• **Work instructions**: Transcribe everything in the data word for word. Pictures are left out.

>>

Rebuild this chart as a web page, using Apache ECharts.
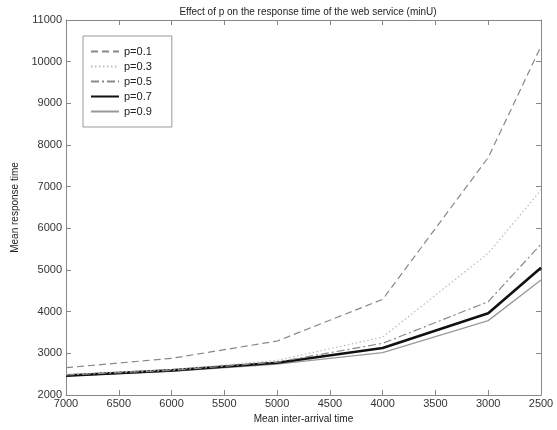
<!DOCTYPE html>
<html>
<head>
<meta charset="utf-8">
<script src="https://cdn.jsdelivr.net/npm/echarts@6/dist/echarts.min.js"></script>
<style>html,body{margin:0;padding:0;background:#fff;}#c{width:557px;height:430px;}</style>
</head>
<body>
<div id="c"></div>
<script>
var interArrival = [7000, 6000, 5000, 4000, 3000, 2500];
var p01 = [2655, 2880, 3295, 4295, 7700, 10370];
var p03 = [2500, 2610, 2830, 3390, 5400, 6920];
var p05 = [2480, 2590, 2790, 3240, 4240, 5620];
var p07 = [2465, 2590, 2775, 3130, 3960, 5055];
var p09 = [2460, 2570, 2740, 3015, 3785, 4760];
var seriesNames = ['p=0.1', 'p=0.3', 'p=0.5', 'p=0.7', 'p=0.9'];
var yTicks = [2000, 3000, 4000, 5000, 6000, 7000, 8000, 9000, 10000, 11000];
var xTicks = [7000, 6500, 6000, 5500, 5000, 4500, 4000, 3500, 3000, 2500];

function pairs(vals) { return interArrival.map(function (x, i) { return [x, vals[i]]; }); }

var font = 'Liberation Sans, Arial, sans-serif';
var axisColor = '#888';
var chart = echarts.init(document.getElementById('c'), null, {renderer: 'canvas'});
var styles = [
  {color: '#888', width: 1.2, type: [7, 4]},
  {color: '#bbb', width: 1.2, type: [1.5, 2.5]},
  {color: '#888', width: 1.2, type: [8, 3, 2, 3]},
  {color: '#111', width: 2.6, type: 'solid'},
  {color: '#999', width: 1.3, type: 'solid'}
];
var dataSets = [p01, p03, p05, p07, p09];
var series = dataSets.map(function (d, i) {
  return {
    name: seriesNames[i], type: 'line', data: pairs(d), showSymbol: false, symbol: 'none',
    lineStyle: styles[i], itemStyle: {color: styles[i].color}, z: 10 - i, animation: false
  };
});
var commonX = {
  type: 'value', min: 2500, max: 7000, interval: 500, inverse: true,
  axisLine: {lineStyle: {color: axisColor, width: 1}},
  axisTick: {inside: true, length: 5, lineStyle: {color: axisColor}},
  splitLine: {show: false}
};
var commonY = {
  type: 'value', min: 2000, max: 11000, interval: 1000,
  axisLine: {show: true, lineStyle: {color: axisColor, width: 1}},
  axisTick: {show: true, inside: true, length: 5, lineStyle: {color: axisColor}},
  splitLine: {show: false}
};
chart.setOption({
  animation: false,
  backgroundColor: '#fff',
  title: {
    text: 'Effect of p on the response time of the web service (minU)',
    left: 303, top: 2, textAlign: 'center',
    textStyle: {fontFamily: font, fontSize: 10, fontWeight: 'normal', color: '#222'}
  },
  legend: {
    orient: 'vertical', left: 83, top: 36,
    data: seriesNames,
    itemWidth: 28, itemHeight: 12, itemGap: 4,
    padding: [10, 20, 10, 7],
    borderColor: '#999', borderWidth: 1, backgroundColor: '#fff',
    itemStyle: {color: 'rgba(0,0,0,0)', borderWidth: 0, opacity: 0},
    textStyle: {fontFamily: font, fontSize: 11, color: '#222'}
  },
  grid: {left: 66, right: 16, top: 20, bottom: 35},
  xAxis: [
    Object.assign({}, commonX, {
      position: 'bottom',
      name: 'Mean inter-arrival time', nameLocation: 'middle', nameGap: 19,
      nameTextStyle: {fontFamily: font, fontSize: 10, color: '#222'},
      axisLabel: {fontFamily: font, fontSize: 11, color: '#333', margin: 3,
        formatter: function (v) { return xTicks.indexOf(v) >= 0 ? String(v) : ''; }}
    }),
    Object.assign({}, commonX, {position: 'top', axisLabel: {show: false}})
  ],
  yAxis: [
    Object.assign({}, commonY, {
      position: 'left',
      name: 'Mean response time', nameLocation: 'middle', nameGap: 33,
      nameTextStyle: {fontFamily: font, fontSize: 10, color: '#222'},
      axisLabel: {fontFamily: font, fontSize: 11, color: '#333', margin: 4,
        formatter: function (v) { return yTicks.indexOf(v) >= 0 ? String(v) : ''; }}
    }),
    Object.assign({}, commonY, {position: 'right', axisLabel: {show: false}})
  ],
  series: series
});
</script>
</body>
</html>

<<

• **Exercise result**:
Rebuild this chart as a web page, using Apache ECharts.
<!DOCTYPE html>
<html>
<head>
<meta charset="utf-8">
<script src="https://cdn.jsdelivr.net/npm/echarts@6/dist/echarts.min.js"></script>
<style>html,body{margin:0;padding:0;background:#fff;}#c{width:557px;height:430px;}</style>
</head>
<body>
<div id="c"></div>
<script>
var interArrival = [7000, 6000, 5000, 4000, 3000, 2500];
var p01 = [2655, 2880, 3295, 4295, 7700, 10370];
var p03 = [2500, 2610, 2830, 3390, 5400, 6920];
var p05 = [2480, 2590, 2790, 3240, 4240, 5620];
var p07 = [2465, 2590, 2775, 3130, 3960, 5055];
var p09 = [2460, 2570, 2740, 3015, 3785, 4760];
var seriesNames = ['p=0.1', 'p=0.3', 'p=0.5', 'p=0.7', 'p=0.9'];
var yTicks = [2000, 3000, 4000, 5000, 6000, 7000, 8000, 9000, 10000, 11000];
var xTicks = [7000, 6500, 6000, 5500, 5000, 4500, 4000, 3500, 3000, 2500];

function pairs(vals) { return interArrival.map(function (x, i) { return [x, vals[i]]; }); }

var font = 'Liberation Sans, Arial, sans-serif';
var axisColor = '#888';
var chart = echarts.init(document.getElementById('c'), null, {renderer: 'canvas'});
var styles = [
  {color: '#888', width: 1.2, type: [7, 4]},
  {color: '#bbb', width: 1.2, type: [1.5, 2.5]},
  {color: '#888', width: 1.2, type: [8, 3, 2, 3]},
  {color: '#111', width: 2.6, type: 'solid'},
  {color: '#999', width: 1.3, type: 'solid'}
];
var dataSets = [p01, p03, p05, p07, p09];
var series = dataSets.map(function (d, i) {
  return {
    name: seriesNames[i], type: 'line', data: pairs(d), showSymbol: false, symbol: 'none',
    lineStyle: styles[i], itemStyle: {color: styles[i].color}, z: 10 - i, animation: false
  };
});
var commonX = {
  type: 'value', min: 2500, max: 7000, interval: 500, inverse: true,
  axisLine: {lineStyle: {color: axisColor, width: 1}},
  axisTick: {inside: true, length: 5, lineStyle: {color: axisColor}},
  splitLine: {show: false}
};
var commonY = {
  type: 'value', min: 2000, max: 11000, interval: 1000,
  axisLine: {show: true, lineStyle: {color: axisColor, width: 1}},
  axisTick: {show: true, inside: true, length: 5, lineStyle: {color: axisColor}},
  splitLine: {show: false}
};
chart.setOption({
  animation: false,
  backgroundColor: '#fff',
  title: {
    text: 'Effect of p on the response time of the web service (minU)',
    left: 303, top: 2, textAlign: 'center',
    textStyle: {fontFamily: font, fontSize: 10, fontWeight: 'normal', color: '#222'}
  },
  legend: {
    orient: 'vertical', left: 83, top: 36,
    data: seriesNames,
    itemWidth: 28, itemHeight: 12, itemGap: 4,
    padding: [10, 20, 10, 7],
    borderColor: '#999', borderWidth: 1, backgroundColor: '#fff',
    itemStyle: {color: 'rgba(0,0,0,0)', borderWidth: 0, opacity: 0},
    textStyle: {fontFamily: font, fontSize: 11, color: '#222'}
  },
  grid: {left: 66, right: 16, top: 20, bottom: 35},
  xAxis: [
    Object.assign({}, commonX, {
      position: 'bottom',
      name: 'Mean inter-arrival time', nameLocation: 'middle', nameGap: 19,
      nameTextStyle: {fontFamily: font, fontSize: 10, color: '#222'},
      axisLabel: {fontFamily: font, fontSize: 11, color: '#333', margin: 3,
        formatter: function (v) { return xTicks.indexOf(v) >= 0 ? String(v) : ''; }}
    }),
    Object.assign({}, commonX, {position: 'top', axisLabel: {show: false}})
  ],
  yAxis: [
    Object.assign({}, commonY, {
      position: 'left',
      name: 'Mean response time', nameLocation: 'middle', nameGap: 33,
      nameTextStyle: {fontFamily: font, fontSize: 10, color: '#222'},
      axisLabel: {fontFamily: font, fontSize: 11, color: '#333', margin: 4,
        formatter: function (v) { return yTicks.indexOf(v) >= 0 ? String(v) : ''; }}
    }),
    Object.assign({}, commonY, {position: 'right', axisLabel: {show: false}})
  ],
  series: series
});
</script>
</body>
</html>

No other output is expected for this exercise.